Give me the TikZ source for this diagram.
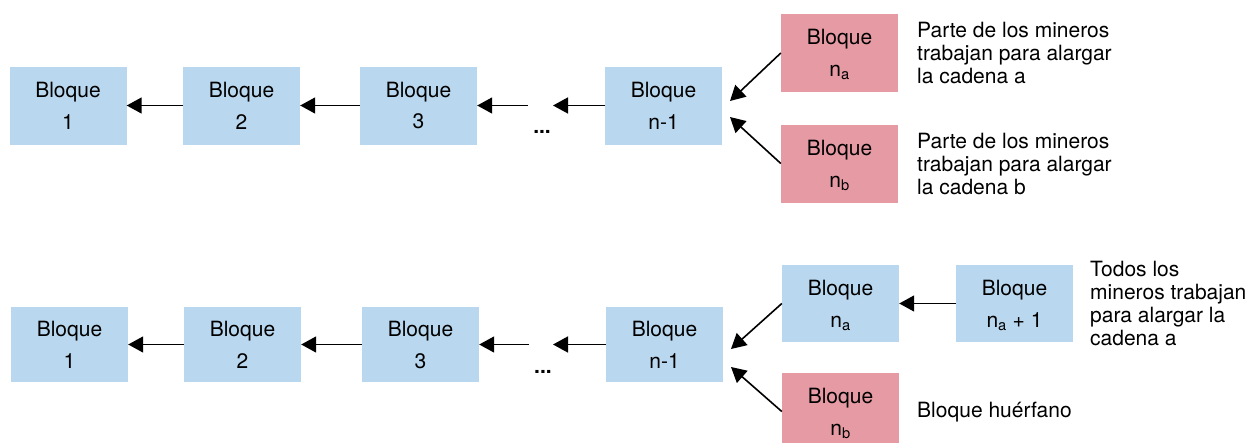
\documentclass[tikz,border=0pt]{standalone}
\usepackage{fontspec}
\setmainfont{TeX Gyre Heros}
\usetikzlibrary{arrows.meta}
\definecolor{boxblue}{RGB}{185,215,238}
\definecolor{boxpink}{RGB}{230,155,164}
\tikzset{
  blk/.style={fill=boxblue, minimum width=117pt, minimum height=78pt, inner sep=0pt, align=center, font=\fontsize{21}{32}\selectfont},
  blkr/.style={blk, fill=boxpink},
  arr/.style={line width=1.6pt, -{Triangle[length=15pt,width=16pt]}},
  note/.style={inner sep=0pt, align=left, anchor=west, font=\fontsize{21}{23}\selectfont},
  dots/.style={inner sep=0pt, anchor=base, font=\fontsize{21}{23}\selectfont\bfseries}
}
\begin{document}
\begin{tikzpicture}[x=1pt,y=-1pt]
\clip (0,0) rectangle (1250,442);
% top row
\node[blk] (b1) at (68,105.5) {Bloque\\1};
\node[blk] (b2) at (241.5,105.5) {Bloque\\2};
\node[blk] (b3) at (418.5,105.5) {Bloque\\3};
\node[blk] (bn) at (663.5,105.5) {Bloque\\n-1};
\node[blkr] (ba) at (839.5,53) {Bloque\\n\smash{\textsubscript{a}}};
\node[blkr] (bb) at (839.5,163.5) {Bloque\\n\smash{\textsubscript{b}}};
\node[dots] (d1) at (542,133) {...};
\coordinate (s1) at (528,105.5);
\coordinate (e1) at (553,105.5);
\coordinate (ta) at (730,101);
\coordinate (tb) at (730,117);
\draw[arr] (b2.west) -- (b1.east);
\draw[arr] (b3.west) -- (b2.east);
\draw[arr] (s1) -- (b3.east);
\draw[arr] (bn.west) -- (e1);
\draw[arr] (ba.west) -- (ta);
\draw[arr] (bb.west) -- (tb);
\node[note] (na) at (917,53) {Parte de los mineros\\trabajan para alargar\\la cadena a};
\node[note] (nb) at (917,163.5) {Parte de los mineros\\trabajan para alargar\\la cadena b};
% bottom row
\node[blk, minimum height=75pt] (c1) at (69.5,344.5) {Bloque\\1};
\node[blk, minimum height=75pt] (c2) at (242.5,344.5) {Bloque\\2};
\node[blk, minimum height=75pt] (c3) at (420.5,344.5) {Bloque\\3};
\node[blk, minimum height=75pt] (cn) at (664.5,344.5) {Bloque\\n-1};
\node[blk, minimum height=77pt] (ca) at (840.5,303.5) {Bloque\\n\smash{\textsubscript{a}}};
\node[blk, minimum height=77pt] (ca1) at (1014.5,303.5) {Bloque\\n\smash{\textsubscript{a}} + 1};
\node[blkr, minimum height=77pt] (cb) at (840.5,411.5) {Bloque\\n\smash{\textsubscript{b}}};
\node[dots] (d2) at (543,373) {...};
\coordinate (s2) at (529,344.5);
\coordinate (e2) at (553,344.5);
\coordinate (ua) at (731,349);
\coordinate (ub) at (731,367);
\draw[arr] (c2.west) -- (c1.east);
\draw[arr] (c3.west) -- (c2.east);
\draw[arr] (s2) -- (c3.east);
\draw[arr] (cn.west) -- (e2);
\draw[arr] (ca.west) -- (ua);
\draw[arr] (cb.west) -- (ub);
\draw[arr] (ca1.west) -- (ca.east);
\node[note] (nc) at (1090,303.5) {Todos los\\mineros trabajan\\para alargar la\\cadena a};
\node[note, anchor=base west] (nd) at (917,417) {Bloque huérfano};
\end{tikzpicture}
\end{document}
○ ○ ○ ○ ○ ○ ○
WHAT NEEDS TO BE DONE: Repeat all of the data above word for word, minus the pictures.

RESULT OF THE TASK:
Give me the TikZ source for this diagram.
\documentclass[tikz,border=0pt]{standalone}
\usepackage{fontspec}
\setmainfont{TeX Gyre Heros}
\usetikzlibrary{arrows.meta}
\definecolor{boxblue}{RGB}{185,215,238}
\definecolor{boxpink}{RGB}{230,155,164}
\tikzset{
  blk/.style={fill=boxblue, minimum width=117pt, minimum height=78pt, inner sep=0pt, align=center, font=\fontsize{21}{32}\selectfont},
  blkr/.style={blk, fill=boxpink},
  arr/.style={line width=1.6pt, -{Triangle[length=15pt,width=16pt]}},
  note/.style={inner sep=0pt, align=left, anchor=west, font=\fontsize{21}{23}\selectfont},
  dots/.style={inner sep=0pt, anchor=base, font=\fontsize{21}{23}\selectfont\bfseries}
}
\begin{document}
\begin{tikzpicture}[x=1pt,y=-1pt]
\clip (0,0) rectangle (1250,442);
% top row
\node[blk] (b1) at (68,105.5) {Bloque\\1};
\node[blk] (b2) at (241.5,105.5) {Bloque\\2};
\node[blk] (b3) at (418.5,105.5) {Bloque\\3};
\node[blk] (bn) at (663.5,105.5) {Bloque\\n-1};
\node[blkr] (ba) at (839.5,53) {Bloque\\n\smash{\textsubscript{a}}};
\node[blkr] (bb) at (839.5,163.5) {Bloque\\n\smash{\textsubscript{b}}};
\node[dots] (d1) at (542,133) {...};
\coordinate (s1) at (528,105.5);
\coordinate (e1) at (553,105.5);
\coordinate (ta) at (730,101);
\coordinate (tb) at (730,117);
\draw[arr] (b2.west) -- (b1.east);
\draw[arr] (b3.west) -- (b2.east);
\draw[arr] (s1) -- (b3.east);
\draw[arr] (bn.west) -- (e1);
\draw[arr] (ba.west) -- (ta);
\draw[arr] (bb.west) -- (tb);
\node[note] (na) at (917,53) {Parte de los mineros\\trabajan para alargar\\la cadena a};
\node[note] (nb) at (917,163.5) {Parte de los mineros\\trabajan para alargar\\la cadena b};
% bottom row
\node[blk, minimum height=75pt] (c1) at (69.5,344.5) {Bloque\\1};
\node[blk, minimum height=75pt] (c2) at (242.5,344.5) {Bloque\\2};
\node[blk, minimum height=75pt] (c3) at (420.5,344.5) {Bloque\\3};
\node[blk, minimum height=75pt] (cn) at (664.5,344.5) {Bloque\\n-1};
\node[blk, minimum height=77pt] (ca) at (840.5,303.5) {Bloque\\n\smash{\textsubscript{a}}};
\node[blk, minimum height=77pt] (ca1) at (1014.5,303.5) {Bloque\\n\smash{\textsubscript{a}} + 1};
\node[blkr, minimum height=77pt] (cb) at (840.5,411.5) {Bloque\\n\smash{\textsubscript{b}}};
\node[dots] (d2) at (543,373) {...};
\coordinate (s2) at (529,344.5);
\coordinate (e2) at (553,344.5);
\coordinate (ua) at (731,349);
\coordinate (ub) at (731,367);
\draw[arr] (c2.west) -- (c1.east);
\draw[arr] (c3.west) -- (c2.east);
\draw[arr] (s2) -- (c3.east);
\draw[arr] (cn.west) -- (e2);
\draw[arr] (ca.west) -- (ua);
\draw[arr] (cb.west) -- (ub);
\draw[arr] (ca1.west) -- (ca.east);
\node[note] (nc) at (1090,303.5) {Todos los\\mineros trabajan\\para alargar la\\cadena a};
\node[note, anchor=base west] (nd) at (917,417) {Bloque huérfano};
\end{tikzpicture}
\end{document}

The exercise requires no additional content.